Agreed, I too have them in my truck today. Been using the PA300 and PA350 amps since 1983 and still crankin out pure musical bliss.
Mark......


----------



## joshuamonger (Apr 8, 2018)

I have been trying to locate a pa-8001 or pa-4001 at all too. I have the second generation black Pa1002 and using a pa1004 on the highs. the 1002 on the bridged on the sub overheats eventually so im trying to find a mono amp. i think they sound great and never heard the original japan made ones but i bet they sound even better. Of course i have that taste for a 12" sub. Anyone have a lead on either of the two im hunting please let me know!


----------



## Holmz (Jul 12, 2017)

If the old 40W amps of theirs sound good, it makes one wonder how many watts are required?


----------



## joshuamonger (Apr 8, 2018)

i often contemplate this too. I always thought it was quality design and components that make a stereo sound so alive. One thing is for sure, Ive yet to hear a high wattage system that sounds alive with an almost a crisp tube sound to it. Maybe what really needs to happen is a have a fan mounted on the old 1002? itll play for 4-10 hours before overheating and popping a fuse. I figured maybe it overheats because it is underrated for the sub. But now I also noticed other amps overheat on super long drives too. I cant help but think that there wasnt always fans on computer processors at one time too.
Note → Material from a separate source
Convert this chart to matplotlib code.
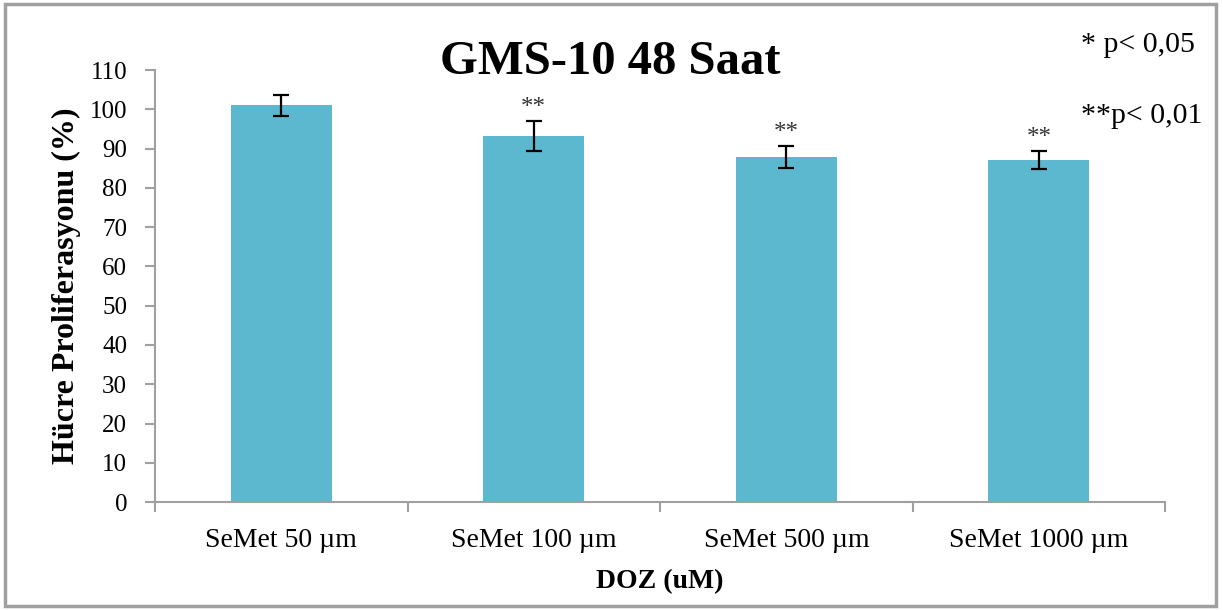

BUT i am no expert. i was, however, under the impression a mono class D amp uses switching and alternates power rails resulting in less overheating and a bit more efficiency. my sub is rated at 75-300 watts, 4 ohm. I put a vintage Zed made planet audio amp on the sub recently and its just disappointing, the nak amp had much deeper richer sound. Zed made both though. Theres something that came from that original nak design that sounds so good.


----------